[Collected material]
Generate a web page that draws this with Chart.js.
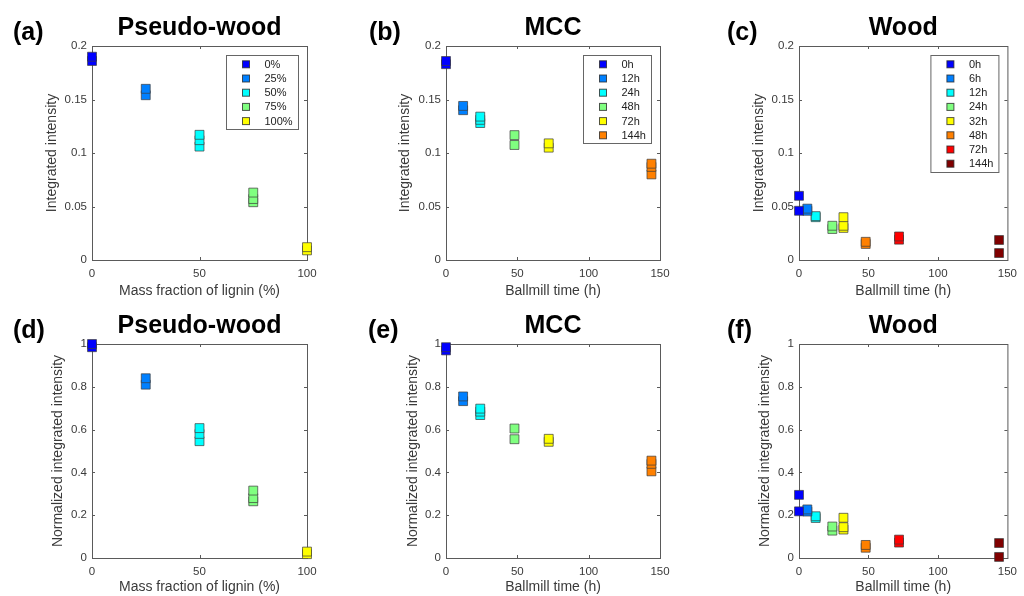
<!DOCTYPE html>
<html>
<head>
<meta charset="utf-8">
<script src="https://cdn.jsdelivr.net/npm/chart.js@4.4.0/dist/chart.umd.min.js"></script>
<style>
  html, body { margin: 0; padding: 0; background: #fff; }
  #wrap { position: relative; width: 1024px; height: 596px; overflow: hidden; }
  #wrap canvas { position: absolute; }
</style>
</head>
<body>
<div id="wrap">
  <canvas id="pa" width="340" height="298" style="left:0;top:0"></canvas>
  <canvas id="pb" width="340" height="298" style="left:340px;top:0"></canvas>
  <canvas id="pc" width="344" height="298" style="left:680px;top:0"></canvas>
  <canvas id="pd" width="340" height="298" style="left:0;top:298px"></canvas>
  <canvas id="pe" width="340" height="298" style="left:340px;top:298px"></canvas>
  <canvas id="pf" width="344" height="298" style="left:680px;top:298px"></canvas>
</div>
<script>
// jet colours, one per sample group
const JET = ['#0000ff', '#0080ff', '#00ffff', '#80ff80', '#ffff00', '#ff8000', '#ff0000', '#800000'];

// pseudo-wood : lignin mass fraction (%)
const lignin = [0, 25, 50, 75, 100];
const pwLabels = ['0%', '25%', '50%', '75%', '100%'];
const pwInt = [[0.186, 0.190], [0.154, 0.160], [0.106, 0.112, 0.117], [0.054, 0.057, 0.063], [0.009, 0.012]];
const pwNorm = [[0.985, 1.0], [0.81, 0.84], [0.546, 0.58, 0.607], [0.265, 0.28, 0.315], [0.018, 0.03]];

// MCC : ballmill time (h)
const mccTime = [0, 12, 24, 48, 72, 144];
const mccLabels = ['0h', '12h', '24h', '48h', '72h', '144h'];
const mccInt = [[0.183, 0.186], [0.140, 0.144], [0.128, 0.131, 0.134], [0.1075, 0.1167], [0.105, 0.109], [0.080, 0.087, 0.090]];
const mccNorm = [[0.97, 0.985], [0.733, 0.755], [0.668, 0.684, 0.698], [0.555, 0.605], [0.543, 0.557], [0.405, 0.44, 0.455]];

// wood : ballmill time (h)
const woodTime = [0, 6, 12, 24, 32, 48, 72, 144];
const woodLabels = ['0h', '6h', '12h', '24h', '32h', '48h', '72h', '144h'];
const woodInt = [[0.046, 0.060], [0.046, 0.048], [0.040, 0.041], [0.029, 0.032], [0.030, 0.032, 0.040], [0.015, 0.017], [0.019, 0.022], [0.0065, 0.0187]];
const woodNorm = [[0.218, 0.295], [0.217, 0.227], [0.187, 0.195], [0.128, 0.147], [0.133, 0.144, 0.188], [0.048, 0.061], [0.072, 0.086], [0.005, 0.070]];

const FONT = '"Liberation Sans", Arial, Helvetica, sans-serif';
const INK = '#3a3a3a';
const AXIS = '#5a5a5a';
const TITLE_SIZE = 14;

// matlab-like box, inward ticks, title, panel letter and legend
const panelDecor = {
  id: 'panelDecor',
  beforeDatasetsDraw(chart, args, opts) {
    const {ctx, chartArea: a, scales: {x, y}} = chart;
    ctx.save();
    ctx.strokeStyle = AXIS;
    ctx.lineWidth = 1;
    ctx.strokeRect(a.left + 0.5, a.top + 0.5, a.right - a.left, a.bottom - a.top);
    ctx.beginPath();
    for (const t of x.ticks) {
      const px = Math.round(x.getPixelForValue(t.value)) + 0.5;
      if (px <= a.left + 1 || px >= a.right - 1) continue;
      ctx.moveTo(px, a.bottom); ctx.lineTo(px, a.bottom - 3);
      ctx.moveTo(px, a.top); ctx.lineTo(px, a.top + 3);
    }
    for (const t of y.ticks) {
      const py = Math.round(y.getPixelForValue(t.value)) + 0.5;
      if (py <= a.top + 1 || py >= a.bottom - 1) continue;
      ctx.moveTo(a.left, py); ctx.lineTo(a.left + 3, py);
      ctx.moveTo(a.right, py); ctx.lineTo(a.right - 3, py);
    }
    ctx.stroke();
    ctx.restore();
  },
  afterDraw(chart, args, opts) {
    const {ctx, chartArea: a} = chart;
    ctx.save();
    ctx.fillStyle = '#000';
    ctx.textBaseline = 'middle';
    ctx.textAlign = 'center';
    ctx.font = 'bold 25px ' + FONT;
    ctx.fillText(opts.title, (a.left + a.right) / 2, 28.5);
    ctx.textAlign = 'left';
    ctx.font = 'bold 25px ' + FONT;
    ctx.fillText(opts.letter, opts.letterX, 33);

    if (opts.legend) {
      const ds = chart.data.datasets;
      ctx.font = '11px ' + FONT;
      let tw = 0;
      ds.forEach(d => { tw = Math.max(tw, ctx.measureText(d.label).width); });
      const rowH = 14.2;
      const w = Math.round(38 + tw + 6);
      const h = Math.round(ds.length * rowH + 3);
      const bx = a.right - 9 - w;
      const by = a.top + 9;
      ctx.fillStyle = '#fff';
      ctx.fillRect(bx, by, w, h);
      ctx.strokeStyle = '#666';
      ctx.lineWidth = 1;
      ctx.strokeRect(bx + 0.5, by + 0.5, w, h);
      ds.forEach((d, i) => {
        const cy = by + 9.3 + i * rowH;
        ctx.fillStyle = d.backgroundColor;
        ctx.fillRect(bx + 16.5, cy - 3.5, 7, 7);
        ctx.strokeStyle = 'rgba(40,40,40,0.8)';
        ctx.strokeRect(bx + 16.5, cy - 3.5, 7, 7);
        ctx.fillStyle = '#222';
        ctx.fillText(d.label, bx + 38.5, cy + 0.5);
      });
    }
    ctx.restore();
  }
};

function buildPanel(cfg) {
  const canvas = document.getElementById(cfg.id);
  const W = canvas.width, H = canvas.height;
  const padLeft = Math.round(cfg.yTitleX - TITLE_SIZE * 0.6);
  const datasets = cfg.groups.map((ys, i) => ({
    label: cfg.labels[i],
    data: ys.map(v => ({x: cfg.x[i], y: v})),
    backgroundColor: JET[i],
    borderColor: 'rgba(60,60,60,0.7)',
    borderWidth: 1,
    pointStyle: 'rect',
    pointRadius: 6.3,
    pointHoverRadius: 6.3,
    clip: false
  }));

  return new Chart(canvas, {
    type: 'scatter',
    data: {datasets: datasets},
    options: {
      responsive: false,
      animation: false,
      events: [],
      layout: {padding: {left: padLeft, right: W - cfg.area[1], top: 46, bottom: cfg.bottomPad}},
      plugins: {
        legend: {display: false},
        tooltip: {enabled: false},
        panelDecor: {title: cfg.title, letter: cfg.letter, letterX: cfg.letterX, legend: cfg.legend}
      },
      scales: {
        x: {
          type: 'linear', min: 0, max: cfg.xMax,
          grid: {display: false, drawTicks: false},
          border: {display: false},
          ticks: {stepSize: 50, padding: 7, color: INK, font: {family: FONT, size: 11.5}},
          title: {display: true, text: cfg.xTitle, padding: {top: 0, bottom: -2}, color: INK, font: {family: FONT, size: TITLE_SIZE}},
          afterFit: s => { s.height = H - 260 - cfg.bottomPad; }
        },
        y: {
          type: 'linear', min: 0, max: cfg.yMax,
          grid: {display: false, drawTicks: false},
          border: {display: false},
          ticks: {
            stepSize: cfg.yStep, padding: 5, color: INK, font: {family: FONT, size: 11.5},
            callback: v => String(+v.toFixed(3))
          },
          title: {display: true, text: cfg.yTitle, padding: 0, color: INK, font: {family: FONT, size: TITLE_SIZE}},
          afterFit: s => { s.width = cfg.area[0] - padLeft; }
        }
      }
    },
    plugins: [panelDecor]
  });
}

const TIME = 'Ballmill time (h)';
const LIG = 'Mass fraction of lignin (%)';
const INT = 'Integrated intensity';
const NORM = 'Normalized integrated intensity';

buildPanel({id: 'pa', letter: '(a)', letterX: 13, title: 'Pseudo-wood', x: lignin, groups: pwInt, labels: pwLabels,
  xMax: 100, yMax: 0.2, yStep: 0.05, xTitle: LIG, yTitle: INT, area: [92, 307], yTitleX: 52, bottomPad: 0, legend: true});
buildPanel({id: 'pb', letter: '(b)', letterX: 29, title: 'MCC', x: mccTime, groups: mccInt, labels: mccLabels,
  xMax: 150, yMax: 0.2, yStep: 0.05, xTitle: TIME, yTitle: INT, area: [106, 320], yTitleX: 65, bottomPad: 0, legend: true});
buildPanel({id: 'pc', letter: '(c)', letterX: 47, title: 'Wood', x: woodTime, groups: woodInt, labels: woodLabels,
  xMax: 150, yMax: 0.2, yStep: 0.05, xTitle: TIME, yTitle: INT, area: [119, 332], yTitleX: 79, bottomPad: 0, legend: true});
buildPanel({id: 'pd', letter: '(d)', letterX: 13, title: 'Pseudo-wood', x: lignin, groups: pwNorm, labels: pwLabels,
  xMax: 100, yMax: 1, yStep: 0.2, xTitle: LIG, yTitle: NORM, area: [92, 307], yTitleX: 58, bottomPad: 2, legend: false});
buildPanel({id: 'pe', letter: '(e)', letterX: 28, title: 'MCC', x: mccTime, groups: mccNorm, labels: mccLabels,
  xMax: 150, yMax: 1, yStep: 0.2, xTitle: TIME, yTitle: NORM, area: [106, 320], yTitleX: 73, bottomPad: 2, legend: false});
buildPanel({id: 'pf', letter: '(f)', letterX: 47, title: 'Wood', x: woodTime, groups: woodNorm, labels: woodLabels,
  xMax: 150, yMax: 1, yStep: 0.2, xTitle: TIME, yTitle: NORM, area: [119, 332], yTitleX: 85, bottomPad: 2, legend: false});
</script>
</body>
</html>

[Aim of the task] Repeat, word for word and with no pictures, only the lines running from the beginning of the data to the line that contains "[0.405, 0.44, 0.455]];".

[Result]
Generate a web page that draws this with Chart.js.
<!DOCTYPE html>
<html>
<head>
<meta charset="utf-8">
<script src="https://cdn.jsdelivr.net/npm/chart.js@4.4.0/dist/chart.umd.min.js"></script>
<style>
  html, body { margin: 0; padding: 0; background: #fff; }
  #wrap { position: relative; width: 1024px; height: 596px; overflow: hidden; }
  #wrap canvas { position: absolute; }
</style>
</head>
<body>
<div id="wrap">
  <canvas id="pa" width="340" height="298" style="left:0;top:0"></canvas>
  <canvas id="pb" width="340" height="298" style="left:340px;top:0"></canvas>
  <canvas id="pc" width="344" height="298" style="left:680px;top:0"></canvas>
  <canvas id="pd" width="340" height="298" style="left:0;top:298px"></canvas>
  <canvas id="pe" width="340" height="298" style="left:340px;top:298px"></canvas>
  <canvas id="pf" width="344" height="298" style="left:680px;top:298px"></canvas>
</div>
<script>
// jet colours, one per sample group
const JET = ['#0000ff', '#0080ff', '#00ffff', '#80ff80', '#ffff00', '#ff8000', '#ff0000', '#800000'];

// pseudo-wood : lignin mass fraction (%)
const lignin = [0, 25, 50, 75, 100];
const pwLabels = ['0%', '25%', '50%', '75%', '100%'];
const pwInt = [[0.186, 0.190], [0.154, 0.160], [0.106, 0.112, 0.117], [0.054, 0.057, 0.063], [0.009, 0.012]];
const pwNorm = [[0.985, 1.0], [0.81, 0.84], [0.546, 0.58, 0.607], [0.265, 0.28, 0.315], [0.018, 0.03]];

// MCC : ballmill time (h)
const mccTime = [0, 12, 24, 48, 72, 144];
const mccLabels = ['0h', '12h', '24h', '48h', '72h', '144h'];
const mccInt = [[0.183, 0.186], [0.140, 0.144], [0.128, 0.131, 0.134], [0.1075, 0.1167], [0.105, 0.109], [0.080, 0.087, 0.090]];
const mccNorm = [[0.97, 0.985], [0.733, 0.755], [0.668, 0.684, 0.698], [0.555, 0.605], [0.543, 0.557], [0.405, 0.44, 0.455]];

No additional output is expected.